Aboriginal Health and Wellbeing Program
A large majority of AHWP members are residential school and intergenerational survivors that appreciate the weekly healing circles. There is also great demand for traditional craft circles, getting back to nature trips and self-care workshops. Additionally, we offer abuse prevention programs for seniors, which provides access to medication, and information on substance and elderly abuse.
Urban Aboriginal Healthy Living Program
UAHLP addresses the high rates of chronic illness in the Aboriginal community through a preventative and integrative approach. Healthy eating, physical fitness, physical recreation, sports (formal or recreational), smoking cessation and youth leadership are central to program planning.
Nutrition, Exercise and Self Expression
Healthy eating teaches about nutrition, weight control and budgeting. These are delivered as a community kitchen model and are part of children and youth initiatives. Healthy Steps is geared towards staff and the community members who join together towards healthy breathing, getting your heart pumping and enjoying the beauty of the outdoor weather. Self-expression through art, is encouraged through a holistic (physical, emotional, mental, spiritual) approach to healthy living, which includes nutritional information.
Toronto Public Health Smoking Cessation Department has partnered with Council Fire in counseling and the dispensing of nicotine replacement products to help people quit cigarettes. These (gum and patches) are free of charge.
The Youth Leadership program consists of discussing current topics of interest with youth and cooking a snack with them. The program is designed to develop communication and team skills, healthy living, and cultural knowledge of traditional foods and medicines.
Life Long Care Program
LLCP is a program designed to respond to the lifelong care needs of older Aboriginal people who may have limited mobility related to a persistent medical condition or physical disability. Outreach community support services includes: transportation, friendly visiting, congregate dining, food delivery, security reassurance and life skills outreach in the community.
Kizhaay Anishinaabe Niin
Kizhaay Anishinaabe Niin is an Ojibway phrase that translates to “I Am a Kind Man. (KAN) is an initiative created to provide an opportunity for communities and organizations to engage Aboriginal men and youth in understanding violence against Aboriginal women and support them in ending the violence.

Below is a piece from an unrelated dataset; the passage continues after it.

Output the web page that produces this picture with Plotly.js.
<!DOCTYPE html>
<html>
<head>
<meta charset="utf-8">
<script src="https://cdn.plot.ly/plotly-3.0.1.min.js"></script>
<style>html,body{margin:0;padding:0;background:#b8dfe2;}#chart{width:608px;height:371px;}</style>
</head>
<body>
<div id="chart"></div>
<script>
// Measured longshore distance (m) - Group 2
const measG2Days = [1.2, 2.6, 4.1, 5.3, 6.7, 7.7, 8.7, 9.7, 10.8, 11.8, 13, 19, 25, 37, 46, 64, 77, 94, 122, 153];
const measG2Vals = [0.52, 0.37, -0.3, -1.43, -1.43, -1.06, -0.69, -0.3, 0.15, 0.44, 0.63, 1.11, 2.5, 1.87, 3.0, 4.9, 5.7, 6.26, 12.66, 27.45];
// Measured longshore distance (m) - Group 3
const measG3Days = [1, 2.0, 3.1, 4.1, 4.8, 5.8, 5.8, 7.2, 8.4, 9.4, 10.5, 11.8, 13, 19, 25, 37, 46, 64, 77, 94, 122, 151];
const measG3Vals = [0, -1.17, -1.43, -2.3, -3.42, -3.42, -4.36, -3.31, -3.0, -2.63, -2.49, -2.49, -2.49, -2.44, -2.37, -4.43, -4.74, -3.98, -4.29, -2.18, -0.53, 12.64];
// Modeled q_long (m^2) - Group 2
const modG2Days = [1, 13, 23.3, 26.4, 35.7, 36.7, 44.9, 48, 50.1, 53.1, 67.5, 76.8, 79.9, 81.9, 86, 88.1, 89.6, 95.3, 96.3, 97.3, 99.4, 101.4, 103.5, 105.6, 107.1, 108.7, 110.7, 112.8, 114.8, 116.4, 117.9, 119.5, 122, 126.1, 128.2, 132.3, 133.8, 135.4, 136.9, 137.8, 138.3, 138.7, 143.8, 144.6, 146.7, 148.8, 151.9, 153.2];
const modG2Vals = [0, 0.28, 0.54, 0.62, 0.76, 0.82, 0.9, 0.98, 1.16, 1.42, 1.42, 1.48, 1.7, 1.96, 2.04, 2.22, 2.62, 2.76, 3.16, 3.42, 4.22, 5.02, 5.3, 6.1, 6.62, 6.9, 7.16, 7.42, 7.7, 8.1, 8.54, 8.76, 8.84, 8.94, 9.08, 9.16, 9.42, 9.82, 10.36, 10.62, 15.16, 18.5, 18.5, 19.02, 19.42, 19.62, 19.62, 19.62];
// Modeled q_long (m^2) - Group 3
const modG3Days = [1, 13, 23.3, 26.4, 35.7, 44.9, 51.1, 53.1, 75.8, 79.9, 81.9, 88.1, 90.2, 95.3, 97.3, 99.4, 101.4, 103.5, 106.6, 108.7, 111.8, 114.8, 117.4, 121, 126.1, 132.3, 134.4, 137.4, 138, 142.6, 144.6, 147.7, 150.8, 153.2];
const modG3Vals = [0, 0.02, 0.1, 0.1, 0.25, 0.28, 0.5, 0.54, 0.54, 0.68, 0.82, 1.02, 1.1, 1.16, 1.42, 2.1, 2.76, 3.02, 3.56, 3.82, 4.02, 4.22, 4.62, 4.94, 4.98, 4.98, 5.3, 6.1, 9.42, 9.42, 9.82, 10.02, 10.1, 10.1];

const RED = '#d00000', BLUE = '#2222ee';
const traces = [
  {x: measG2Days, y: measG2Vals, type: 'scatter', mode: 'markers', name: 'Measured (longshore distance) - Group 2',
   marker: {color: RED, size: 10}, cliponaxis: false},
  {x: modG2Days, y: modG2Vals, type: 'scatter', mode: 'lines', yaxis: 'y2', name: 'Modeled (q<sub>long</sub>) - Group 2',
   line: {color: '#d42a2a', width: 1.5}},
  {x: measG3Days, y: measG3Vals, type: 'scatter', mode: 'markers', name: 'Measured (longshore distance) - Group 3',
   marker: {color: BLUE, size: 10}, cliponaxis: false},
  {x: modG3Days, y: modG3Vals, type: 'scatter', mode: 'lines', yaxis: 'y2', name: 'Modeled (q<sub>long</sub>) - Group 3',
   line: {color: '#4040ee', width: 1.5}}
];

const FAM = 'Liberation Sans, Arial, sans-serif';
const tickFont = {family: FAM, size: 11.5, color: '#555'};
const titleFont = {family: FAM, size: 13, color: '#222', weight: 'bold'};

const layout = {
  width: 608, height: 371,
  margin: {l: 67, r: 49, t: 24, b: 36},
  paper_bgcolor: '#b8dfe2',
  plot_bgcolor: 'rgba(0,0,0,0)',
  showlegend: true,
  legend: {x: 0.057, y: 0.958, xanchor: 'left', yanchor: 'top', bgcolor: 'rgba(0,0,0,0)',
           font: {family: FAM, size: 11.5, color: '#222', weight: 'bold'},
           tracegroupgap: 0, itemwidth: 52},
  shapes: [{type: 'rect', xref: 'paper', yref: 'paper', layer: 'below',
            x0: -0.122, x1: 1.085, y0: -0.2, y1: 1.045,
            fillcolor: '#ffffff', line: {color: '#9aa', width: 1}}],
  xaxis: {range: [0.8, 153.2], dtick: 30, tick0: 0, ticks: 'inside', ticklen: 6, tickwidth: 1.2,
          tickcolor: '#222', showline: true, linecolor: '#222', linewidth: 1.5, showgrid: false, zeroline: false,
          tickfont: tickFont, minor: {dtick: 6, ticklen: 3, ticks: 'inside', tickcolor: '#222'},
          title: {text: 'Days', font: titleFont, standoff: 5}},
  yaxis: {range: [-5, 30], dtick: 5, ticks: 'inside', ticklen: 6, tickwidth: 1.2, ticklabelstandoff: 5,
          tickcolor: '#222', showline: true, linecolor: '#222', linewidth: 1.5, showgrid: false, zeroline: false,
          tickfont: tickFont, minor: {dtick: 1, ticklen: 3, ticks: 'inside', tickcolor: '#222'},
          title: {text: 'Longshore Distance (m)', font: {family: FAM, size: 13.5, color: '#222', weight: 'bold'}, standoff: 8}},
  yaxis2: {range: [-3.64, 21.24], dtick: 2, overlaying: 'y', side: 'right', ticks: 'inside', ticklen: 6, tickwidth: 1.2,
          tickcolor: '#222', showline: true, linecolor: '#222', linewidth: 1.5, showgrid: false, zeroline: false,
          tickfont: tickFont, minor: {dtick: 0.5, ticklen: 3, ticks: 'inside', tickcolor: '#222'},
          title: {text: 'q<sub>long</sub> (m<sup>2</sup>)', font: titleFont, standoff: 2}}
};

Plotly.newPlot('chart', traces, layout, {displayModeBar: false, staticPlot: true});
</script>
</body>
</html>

KAN supports healthy relationships and Aboriginal identities through one-to-one or group-based services, participant-based and public awareness activities, networking and partnership building.
Our programs and services include:
One-to-One Peer Counselling
Individual Advocacy Support
Justice-Related Individual Supports
Individual and Family Support
Individual Traditional Teachings
Referrals to Other Friendship Centres
Networking and Partnership Building
Public Awareness (Broader Community Engagement) Activities
Naandwidizwin – Wechihitita (Healing Ourselves – Helping Each Other)

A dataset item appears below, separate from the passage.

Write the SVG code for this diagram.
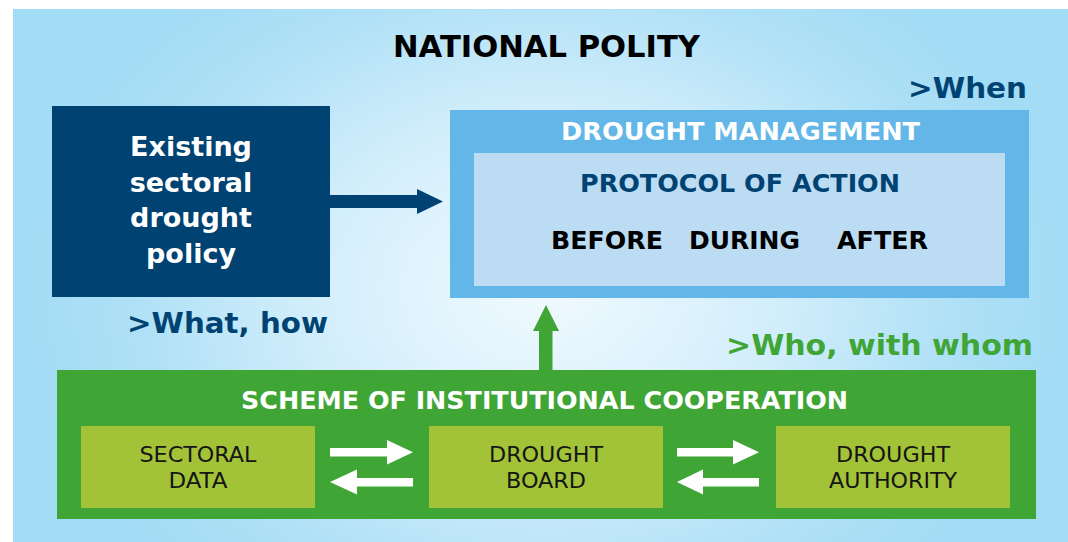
<svg xmlns="http://www.w3.org/2000/svg" width="1068" height="542" viewBox="0 0 1068 542">
  <defs>
    <radialGradient id="bgGrad" gradientUnits="userSpaceOnUse" cx="545" cy="290" r="520" gradientTransform="translate(545 290) scale(1 0.75) translate(-545 -290)">
      <stop offset="0" stop-color="#f1faff"/>
      <stop offset="0.45" stop-color="#d2eefb"/>
      <stop offset="0.8" stop-color="#aee0f6"/>
      <stop offset="1" stop-color="#a3dcf5"/>
    </radialGradient>
    <style>
      .bold { font-family: "DejaVu Sans", "Liberation Sans", sans-serif; font-weight: bold; }
      .reg { font-family: "DejaVu Sans", "Liberation Sans", sans-serif; font-weight: normal; font-size: 21px; fill: #151515; text-anchor: middle; }
      .navy { fill: #004373; }
      .green { fill: #3fa535; }
      .lime { fill: #a2c237; }
      .white { fill: #ffffff; }
      .arrowW { fill: #ffffff; }
    </style>
  </defs>

  <rect id="background" x="13" y="9" width="1055" height="533" fill="url(#bgGrad)"/>

  <text id="title" class="bold" x="393" y="57" font-size="30" fill="#000000" textLength="307" lengthAdjust="spacingAndGlyphs">NATIONAL POLITY</text>

  <g id="existing-policy">
    <rect class="navy" x="52" y="106" width="278" height="191"/>
    <g class="bold white" font-size="27" text-anchor="middle">
      <text x="191" y="156">Existing</text>
      <text x="191" y="191.5">sectoral</text>
      <text x="191" y="227">drought</text>
      <text x="191" y="262.5">policy</text>
    </g>
    <text class="bold navy" x="127" y="333" font-size="29" textLength="201" lengthAdjust="spacingAndGlyphs">&gt;What, how</text>
  </g>

  <g id="drought-management">
    <text class="bold navy" x="908" y="98" font-size="29" textLength="119" lengthAdjust="spacingAndGlyphs">&gt;When</text>
    <rect x="450" y="110" width="579" height="188" fill="#62b6e8"/>
    <text class="bold white" x="561" y="139.5" font-size="25" textLength="359" lengthAdjust="spacingAndGlyphs">DROUGHT MANAGEMENT</text>
    <g id="protocol-of-action">
      <rect x="474" y="153" width="531" height="133" fill="#bcdcf3"/>
      <text class="bold navy" x="580" y="191.5" font-size="25" textLength="320" lengthAdjust="spacingAndGlyphs">PROTOCOL OF ACTION</text>
      <g class="bold" font-size="25" fill="#000000">
        <text x="551" y="248.5" textLength="112" lengthAdjust="spacingAndGlyphs">BEFORE</text>
        <text x="689" y="248.5" textLength="111" lengthAdjust="spacingAndGlyphs">DURING</text>
        <text x="837" y="248.5" textLength="91" lengthAdjust="spacingAndGlyphs">AFTER</text>
      </g>
    </g>
  </g>

  <g id="institutional-cooperation">
    <text class="bold green" x="726" y="355" font-size="29" textLength="307" lengthAdjust="spacingAndGlyphs">&gt;Who, with whom</text>
    <rect class="green" x="57" y="370" width="979" height="149"/>
    <text class="bold white" x="241" y="408.5" font-size="25" textLength="607" lengthAdjust="spacingAndGlyphs">SCHEME OF INSTITUTIONAL COOPERATION</text>
  </g>

  <g id="sectoral-data">
    <rect class="lime" x="81" y="426" width="234" height="82"/>
    <text class="reg" x="198" y="462" textLength="117" lengthAdjust="spacingAndGlyphs">SECTORAL</text>
    <text class="reg" x="198" y="488" textLength="59" lengthAdjust="spacingAndGlyphs">DATA</text>
  </g>

  <g id="drought-board">
    <rect class="lime" x="429" y="426" width="234" height="82"/>
    <text class="reg" x="546" y="462" textLength="114" lengthAdjust="spacingAndGlyphs">DROUGHT</text>
    <text class="reg" x="546" y="488" textLength="80" lengthAdjust="spacingAndGlyphs">BOARD</text>
  </g>

  <g id="drought-authority">
    <rect class="lime" x="776" y="426" width="234" height="82"/>
    <text class="reg" x="893" y="462" textLength="114" lengthAdjust="spacingAndGlyphs">DROUGHT</text>
    <text class="reg" x="893" y="488" textLength="128" lengthAdjust="spacingAndGlyphs">AUTHORITY</text>
  </g>

  <g id="connectors">
    <polygon class="navy" points="330,195 417,195 417,189 443,201.5 417,214 417,208 330,208"/>
    <polygon class="green" points="539,370 539,331 533,331 546,305 559,331 552.5,331 552.5,370"/>
    <polygon class="arrowW" points="330,448 387,448 387,440 413,452.2 387,464.5 387,456.5 330,456.5"/>
    <polygon class="arrowW" points="413,478 357,478 357,469.5 330,482 357,494.5 357,486.5 413,486.5"/>
    <polygon class="arrowW" points="677,448 733,448 733,440 759,452.2 733,464.5 733,456.5 677,456.5"/>
    <polygon class="arrowW" points="759,478 703,478 703,469.5 677,482 703,494.5 703,486.5 759,486.5"/>
  </g>
</svg>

This project facilitates the immediate, ongoing and long-term healing process for Residential School Survivors and their families residing in Toronto.

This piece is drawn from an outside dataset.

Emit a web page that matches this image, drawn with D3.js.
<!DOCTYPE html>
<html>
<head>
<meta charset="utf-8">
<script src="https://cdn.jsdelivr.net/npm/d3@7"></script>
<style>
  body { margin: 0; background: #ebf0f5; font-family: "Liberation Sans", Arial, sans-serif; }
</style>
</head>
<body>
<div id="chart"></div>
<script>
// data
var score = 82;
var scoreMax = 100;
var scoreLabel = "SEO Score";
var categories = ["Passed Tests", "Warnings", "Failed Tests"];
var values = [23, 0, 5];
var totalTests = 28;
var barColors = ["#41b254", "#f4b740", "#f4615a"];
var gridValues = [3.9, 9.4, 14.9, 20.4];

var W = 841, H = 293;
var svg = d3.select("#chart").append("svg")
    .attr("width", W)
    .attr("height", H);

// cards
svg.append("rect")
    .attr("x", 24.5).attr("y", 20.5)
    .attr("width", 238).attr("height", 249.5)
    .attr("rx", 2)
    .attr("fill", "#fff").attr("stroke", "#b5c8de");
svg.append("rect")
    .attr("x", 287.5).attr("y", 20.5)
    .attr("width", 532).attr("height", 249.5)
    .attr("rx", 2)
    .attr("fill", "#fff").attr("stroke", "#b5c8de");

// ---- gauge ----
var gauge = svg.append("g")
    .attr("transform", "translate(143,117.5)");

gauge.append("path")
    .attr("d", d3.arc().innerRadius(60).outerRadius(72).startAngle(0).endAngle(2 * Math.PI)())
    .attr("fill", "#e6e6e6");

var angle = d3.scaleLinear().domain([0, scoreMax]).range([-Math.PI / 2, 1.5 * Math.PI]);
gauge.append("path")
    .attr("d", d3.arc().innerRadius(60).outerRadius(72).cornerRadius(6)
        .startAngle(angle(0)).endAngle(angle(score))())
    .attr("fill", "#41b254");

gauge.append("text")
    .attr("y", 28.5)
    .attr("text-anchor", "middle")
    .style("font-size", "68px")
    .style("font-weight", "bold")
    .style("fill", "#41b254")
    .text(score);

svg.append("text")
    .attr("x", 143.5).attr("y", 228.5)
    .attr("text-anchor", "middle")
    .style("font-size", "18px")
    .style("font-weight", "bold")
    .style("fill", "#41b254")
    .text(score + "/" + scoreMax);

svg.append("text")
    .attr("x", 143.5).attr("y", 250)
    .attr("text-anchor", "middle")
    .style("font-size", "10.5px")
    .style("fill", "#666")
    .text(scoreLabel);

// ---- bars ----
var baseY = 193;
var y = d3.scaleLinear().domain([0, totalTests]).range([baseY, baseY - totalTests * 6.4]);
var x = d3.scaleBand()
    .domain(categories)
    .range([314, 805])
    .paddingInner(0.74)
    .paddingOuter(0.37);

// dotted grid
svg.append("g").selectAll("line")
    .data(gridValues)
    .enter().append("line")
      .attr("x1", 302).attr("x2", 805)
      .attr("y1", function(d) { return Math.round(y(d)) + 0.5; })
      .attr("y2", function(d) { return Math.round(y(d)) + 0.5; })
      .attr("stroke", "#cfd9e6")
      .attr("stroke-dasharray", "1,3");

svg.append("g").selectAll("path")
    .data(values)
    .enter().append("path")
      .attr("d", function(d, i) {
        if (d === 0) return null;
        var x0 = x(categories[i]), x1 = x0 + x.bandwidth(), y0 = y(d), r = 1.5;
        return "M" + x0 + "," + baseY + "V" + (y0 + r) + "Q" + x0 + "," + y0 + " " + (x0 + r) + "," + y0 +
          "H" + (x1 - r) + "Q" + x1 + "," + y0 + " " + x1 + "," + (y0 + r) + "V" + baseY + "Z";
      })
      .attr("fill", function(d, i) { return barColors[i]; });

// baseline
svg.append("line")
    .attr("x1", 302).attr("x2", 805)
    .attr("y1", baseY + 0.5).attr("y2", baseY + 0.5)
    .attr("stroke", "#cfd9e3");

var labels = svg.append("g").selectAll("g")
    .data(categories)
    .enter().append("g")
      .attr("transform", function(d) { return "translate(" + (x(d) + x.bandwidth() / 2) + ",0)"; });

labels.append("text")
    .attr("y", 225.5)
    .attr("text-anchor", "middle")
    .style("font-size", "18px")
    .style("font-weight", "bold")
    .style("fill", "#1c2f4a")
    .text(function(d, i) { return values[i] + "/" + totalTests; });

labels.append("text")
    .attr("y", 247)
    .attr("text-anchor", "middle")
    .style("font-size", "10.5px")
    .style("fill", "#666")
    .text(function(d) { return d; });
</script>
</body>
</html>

Services include but are not limited to: one-on-one counseling; preparation and follow up support for claim hearings; emotional support at Indian Residential School Survivor (IRSS) circles; workshops to raise awareness & healing modalities dealing with the impact of residential schools; community workshops on grief and loss, parenting, cultural awareness.
Weekly Programming may include the following:
Motivational Mondays: We explore the city on local outings to engage in physical activity.
Healing Circle: On Tuesday afternoons the Peer Support Team provides a lunch followed by a three-hour private co-ed healing circle for Indian Residential School Survivors and intergenerational survivors is held. Traditional healing circle and eagle feather protocols are followed and shared with newcomers.
Traditional Arts and Craft Circle: The craft circle is held on Wednesday and Thursday and consists of projects the clients can do on a continual basis. There are sewing machines available for clients to make traditional skirts, pouches and shawls.
Tea Time: The craft circle has an added component on Thursday afternoons. Tea time begins with the protocol of smudge and the eagle feather going around while others continue crafting.